Eu leio muito sobre HQ, e muitas vezes me deparo com personalidades da cultura e das artes que receberam influência dos quadrinhos em suas formações. Quando li na última semana um trecho sobre Paulo Leminski no livro "Guerra dos Gibis 2 - Maria Erótica e o Clamor do Sexo - Imprensa, Pornografia, Comunismo e Censura na Ditadura Militar", do incansável pesquisador Gonçalo Júnior, me veio o estalo: vou começar a postar essas referências! primeiro, porque geralmente partem de figuras que a priori não imaginamos que um dia foram fãs de gibis; e segundo, porque eses registros formarão um painel interessante para futuras consultas. Os quadrinhos, ao que parece, finalmente estão se firmando como arte e entretenimento sério aos olhos da sociedade. HQ nunca foi coisa só para criança, embora forças externas ( igreja, governo, pais, escola) sempre a colocassem como vilã, má influência e subliteratura. Da minha geração, de cada 50 amigos ( e a minha velha tchurma tinha por volta disso mesmo), cinco liam quadrinhos às vezes e outros cinco liam com frequência. 40 deles sequer tomaram conhecimento ou não puderam acompanhar as artes sequenciais impressas. Muitos pais rasgavam as revistinhas, muitos padres faziam discursos contra, muitos professores condenavam. Hoje - até que enfim - a diferença entre quadrinhos adultos e infantis está muito clara. Do começo do seculo XX até o início da década de 1980, fã de quadrinho era que nem sambista ( dos anos 20 aos 50) ou roqueiro (dos anos 60 aos 80) - invariavelmente tachado de vagabundo. Gibi deixava a mente preguiçosa. Grandes fãs desta nobre arte, principalmente jornalistas e fanzineiros, conseguiram reverter essa pecha e hoje livros, graphic novels e revistas de luxo repousam triunfais nas prateleiras das livrarias. O que precisa-se agora é salvar a velha banca de jornais e as revistas populares - mas essa é uma outra estória. Fiquemos com o Leminski, que abre essa série.

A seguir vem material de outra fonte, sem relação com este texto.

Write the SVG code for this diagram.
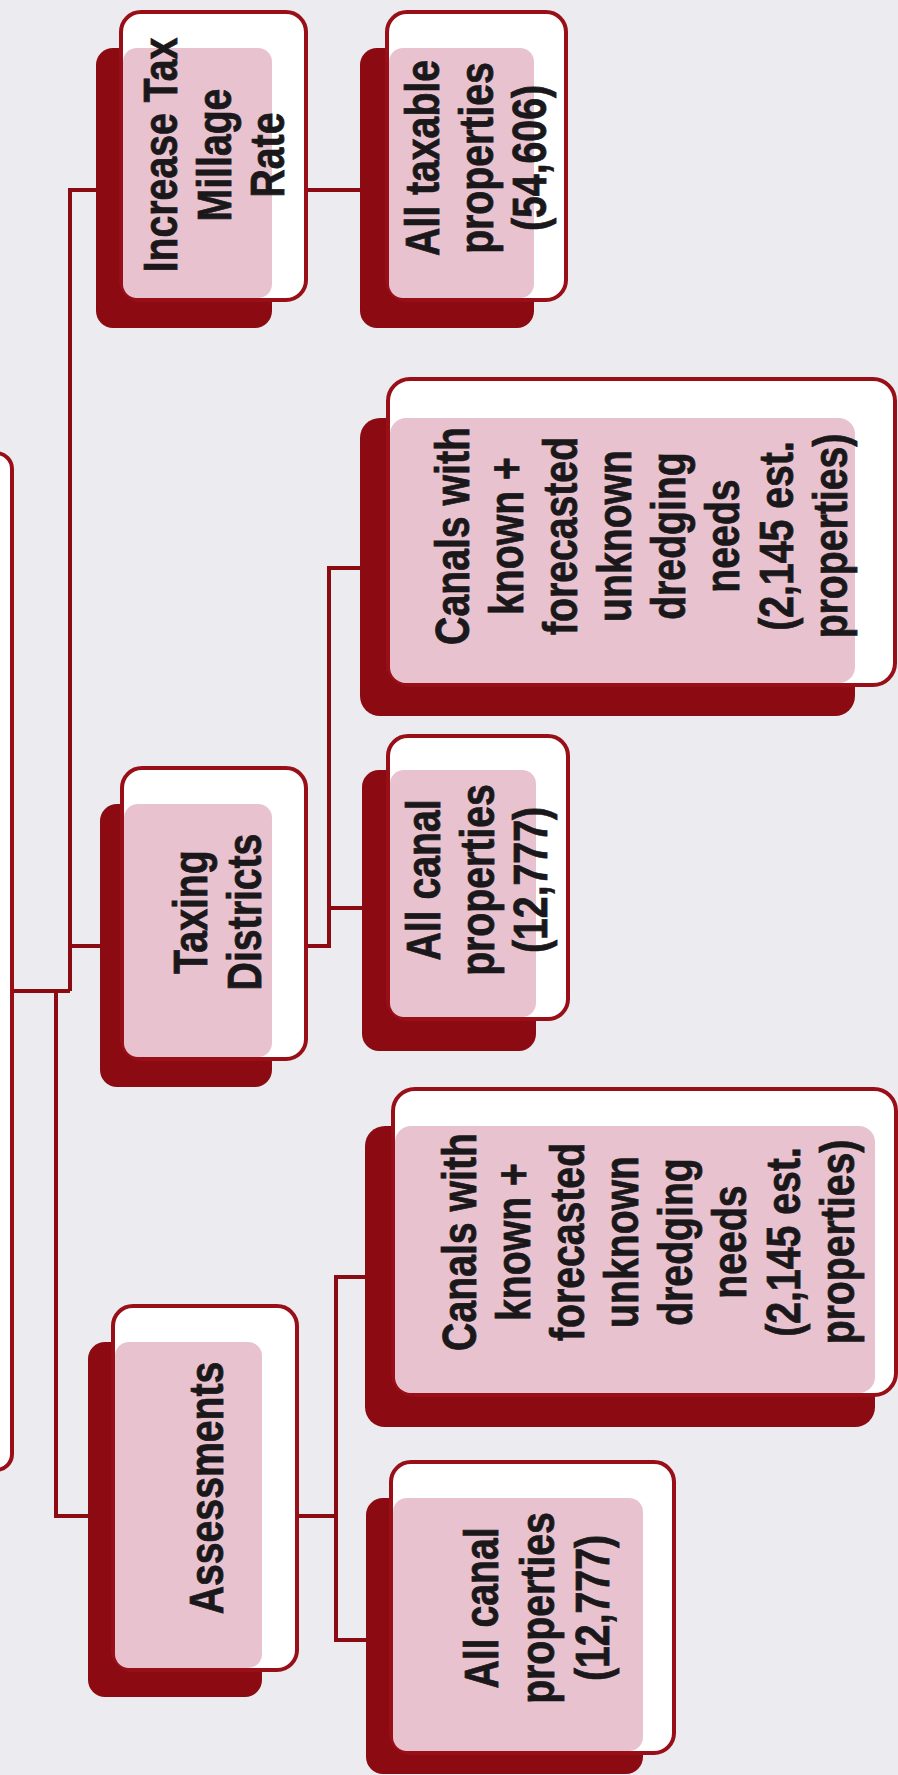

"... a jornalista e poetisa Alice Ruiz tornou-se editora de
Horóscopo Rose, com circulação mensal, que teve em seu marido, o poeta Paulo Leminski (1944-1989), um colaborador importante e assíduo. Principalmente na produção de roteiros para histórias em quadrinhos sobre o tema. Leminski era um apaixonado por histórias em quadrinhos desde a infância. Adorava ler gibis durante a madrugada. De preferência, de terror, da La Selva. Não perdia um número de
O Terror Negro, Histórias do além e Sobrenatural. "Ele tinha um certo fanatismo pelos quadrinhos de horror. Quando nos conhecemos, possuía uma pilha de gibis que vinha colecionando desde menino", relembrou a ex-mulher. A mãe do poeta lhe contou que era comum, na alta madrugada, ela acordar e ver luz no corredor. Como dormia no mesmo quarto do irmão, Paulo não acendia a luz para não acordá-lo. Quando todos iam dormir, ele pegava os gibis e virava a noite no corredor."
( trecho do livro "Guerra dos Gibis 2 - Maria Erótica e o Clamor do Sexo - Imprensa, Pornografia, Comunismo e Censura na Ditadura Militar", de Gonçalo Júnior - Editora Peixe Grande - 2010).
ps: só para situar, esse trecho se refere ao momento em que a Grafipar, famosa editora de Curitiba, estava iniciando sua produção nos quadrinhos e em poucos anos faria história nesse gênero.Leminski e Alice Ruiz colaboraram com a editora nesse período.